= Type site =

Archaeological site that defines a culture

In archaeology, a type site (American English) or type-site (British English) is the site used to define a particular archaeological culture or other typological unit, which is often named after it. For example, discoveries at La Tène and Hallstatt led scholars to divide the European Iron Age into the La Tène culture and Hallstatt culture, named after their respective type sites.
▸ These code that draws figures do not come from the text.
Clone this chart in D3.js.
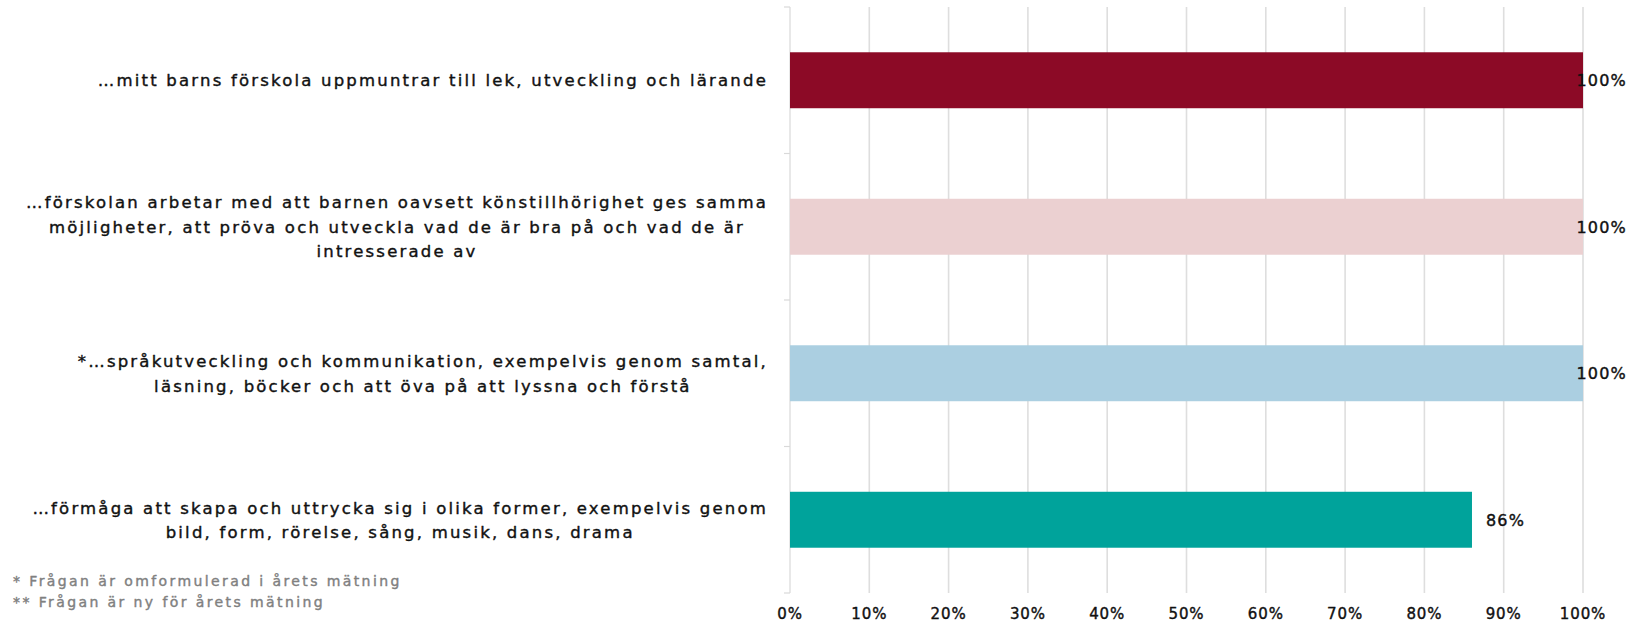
<!DOCTYPE html>
<html>
<head>
<meta charset="utf-8">
<script src="https://cdn.jsdelivr.net/npm/d3@7"></script>
<style>
  html, body { margin: 0; padding: 0; background: #ffffff; }
  svg { display: block; font-family: "DejaVu Sans", "Liberation Sans", sans-serif; }
  .txt { paint-order: stroke; stroke-linejoin: round; }
</style>
</head>
<body>
<svg id="chart" width="1640" height="624"></svg>
<script>
// ---- data ----
const categories = [
  ["…mitt barns förskola uppmuntrar till lek, utveckling och lärande"],
  ["…förskolan arbetar med att barnen oavsett könstillhörighet ges samma",
   "möjligheter, att pröva och utveckla vad de är bra på och vad de är",
   "intresserade av"],
  ["*…språkutveckling och kommunikation, exempelvis genom samtal,",
   "läsning, böcker och att öva på att lyssna och förstå"],
  ["…förmåga att skapa och uttrycka sig i olika former, exempelvis genom",
   "bild, form, rörelse, sång, musik, dans, drama"]
];
const values = [1.00, 1.00, 1.00, 0.86];
const barColors = ["#8c0a26", "#ebd0d1", "#abcfe1", "#00a39b"];
const xTicks = [0, 0.1, 0.2, 0.3, 0.4, 0.5, 0.6, 0.7, 0.8, 0.9, 1.0];
const footnotes = ["* Frågan är omformulerad i årets mätning",
                   "** Frågan är ny för årets mätning"];

// ---- layout ----
const W = 1640, H = 624;
const plot = { left: 790, right: 1583, top: 7, bottom: 593 };
const svg = d3.select("#chart");

const x = d3.scaleLinear().domain([0, 1]).range([plot.left, plot.right]);
const y = d3.scaleBand().domain(d3.range(categories.length))
  .range([plot.top, plot.bottom]).paddingInner(0.618).paddingOuter(0.309);

const pct = d3.format(".0%");

// gridlines
svg.append("g").selectAll("line").data(xTicks.slice(1)).join("line")
  .attr("x1", d => x(d)).attr("x2", d => x(d))
  .attr("y1", plot.top).attr("y2", plot.bottom)
  .attr("stroke", "#dedede").attr("stroke-width", 1.6);

// left (category) axis line with boundary ticks
const step = y.step();
const boundaries = d3.range(categories.length + 1).map(i => plot.top + i * step);
const axisG = svg.append("g").attr("stroke", "#d9d9d9").attr("stroke-width", 1.2).attr("fill", "none");
axisG.append("line").attr("x1", x(0)).attr("x2", x(0)).attr("y1", plot.top).attr("y2", plot.bottom);
axisG.selectAll("line.tk").data(boundaries).join("line").attr("class", "tk")
  .attr("x1", x(0) - 6).attr("x2", x(0)).attr("y1", d => d).attr("y2", d => d);

// bars
svg.append("g").selectAll("rect").data(values).join("rect")
  .attr("x", x(0)).attr("y", (d, i) => y(i))
  .attr("width", d => x(d) - x(0)).attr("height", y.bandwidth())
  .attr("fill", (d, i) => barColors[i]);

// value labels
const vl = svg.append("g").selectAll("text").data(values).join("text")
  .attr("class", "txt")
  .attr("y", (d, i) => y(i) + y.bandwidth() / 2 + 6)
  .attr("font-size", 16).attr("letter-spacing", 1.2)
  .attr("fill", "#111").attr("stroke", "#111").attr("stroke-width", 0.4)
  .text(d => pct(d));
vl.attr("x", function(d) {
  const w = this.getComputedTextLength();
  return Math.min(x(d) + 14, W - 13 - w);
});

// x axis tick labels
svg.append("g").selectAll("text").data(xTicks).join("text")
  .attr("class", "txt")
  .attr("x", d => x(d)).attr("y", 619)
  .attr("text-anchor", "middle").attr("font-size", 15)
  .attr("letter-spacing", 0.9).attr("fill", "#111")
  .attr("stroke", "#111").attr("stroke-width", 0.4)
  .text(d => pct(d));

// category labels (block right-aligned, lines centered)
const labelRight = 768, lineH = 24.5;
categories.forEach((lines, i) => {
  const g = svg.append("g");
  const cy = y(i) + y.bandwidth() / 2;
  const t = g.selectAll("text").data(lines).join("text")
    .attr("class", "txt")
    .attr("y", (d, j) => cy + 6 + (j - (lines.length - 1) / 2) * lineH)
    .attr("text-anchor", "middle").attr("font-size", 16.5)
    .attr("letter-spacing", 2.2).attr("fill", "#111")
    .attr("stroke", "#111").attr("stroke-width", 0.4)
    .text(d => d);
  let maxW = 0;
  t.each(function() { maxW = Math.max(maxW, this.getComputedTextLength()); });
  t.attr("x", labelRight - maxW / 2);
});

// footnotes
svg.append("g").selectAll("text").data(footnotes).join("text")
  .attr("class", "txt")
  .attr("x", 13).attr("y", (d, i) => 586 + i * 21)
  .attr("font-size", 14).attr("letter-spacing", 2.4).attr("fill", "#808080")
  .attr("stroke", "#808080").attr("stroke-width", 0.4)
  .text(d => d);
</script>
</body>
</html>
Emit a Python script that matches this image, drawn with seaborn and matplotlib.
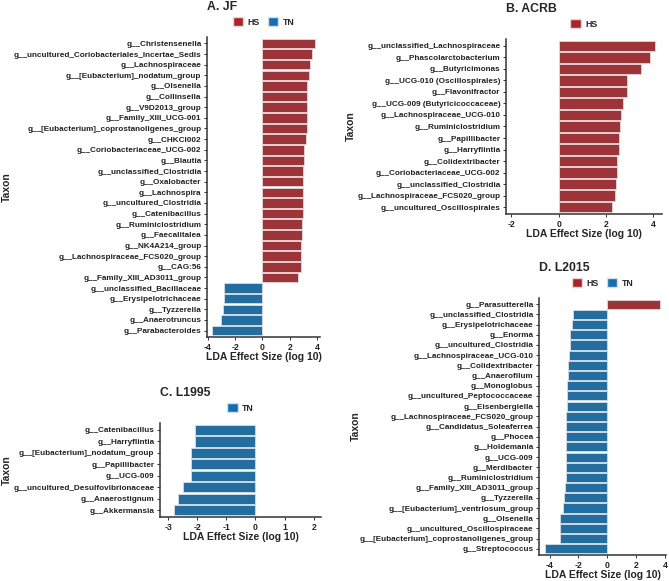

The concept is similar to type localities in geology and type specimens in biology.

==Notable type sites==

=== Africa ===

- Nok (Kaduna, Nigeria), of the Nok culture

===East Asia===
- Banpo (Yangshao culture, Neolithic Yangshao culture, China)
- Liangzhu Town, near Hangzhou (Liangzhu culture, Neolithic, China)
- Songguk-ri (Middle Mumun culture, southern Korea)
- Suemura cluster of kilns – Kilns of Sue pottery (Middle and Late Kofun period, Osaka, Japan)
- Sanage cluster of kilns — Kilns of Green Glazed Ware and Ash Glazed Ware (Nara and Heian period, Aichi Prefecture, Japan)

===Europe===
- a river terrace of the River Somme (Abbeville, France), of the Abbevillian culture
- Aurignac (Haute Garonne, France), of the Aurignacian culture
- Hallstatt (Salzkammergut, Austria), of the Hallstatt culture
- La Tène, Neuchâtel, Switzerland, of the La Tène culture
- Vinča, Belgrade, Serbia, of the Vinča culture
- Abri de la Madeleine (Dordogne, France), of the Magdalenian culture
- Le Moustier (Dordogne, France), of the Mousterian culture
- Saint Acheul (near Amiens, France), of the Acheulean culture
- Butmir (near Sarajevo, Bosnia-Herzegovina), of the Butmir culture
- Cucuteni (Romania) and Trypillia (Ukraine), of the Cucuteni–Trypillia culture

===Mesoamerica===
- Uaxactun (Maya civilization, Dept.of Peten, Guatemala)
- Dzibilchaltun (Maya civilization, northern Yucatan, Mexico)
- Monte Albán (Zapotec civilization, Oaxaca, Mexico)

===Near East===
- Tell Halaf, Syria, for the Halaf culture
- Tell Hassuna, Iraq, for the Hassuna culture
- Jemdet Nasr, Iraq, for the Jemdet Nasr period
- Tell al-'Ubaid, Iraq, for the Ubaid period
- Uruk, Iraq, for the Uruk period

===Northern America===
- Folsom, New Mexico (Folsom Tradition), United States
- Clovis, New Mexico (Clovis culture), United States: generally accepted as the type site for an early human culture in North America
- La Plata County, Colorado (Basketmaker II period of the Anasazi culture), United States
- Barton Gulch of the Blackwater Draw Paleo-Indian culture
- Adena Mound (Adena culture), United States
- Borax Lake Site, for two of the earliest cultural traditions in California: the Post Pattern and Borax Lake Pattern.

===Oceania===
- New Caledonia, of the Lapita culture.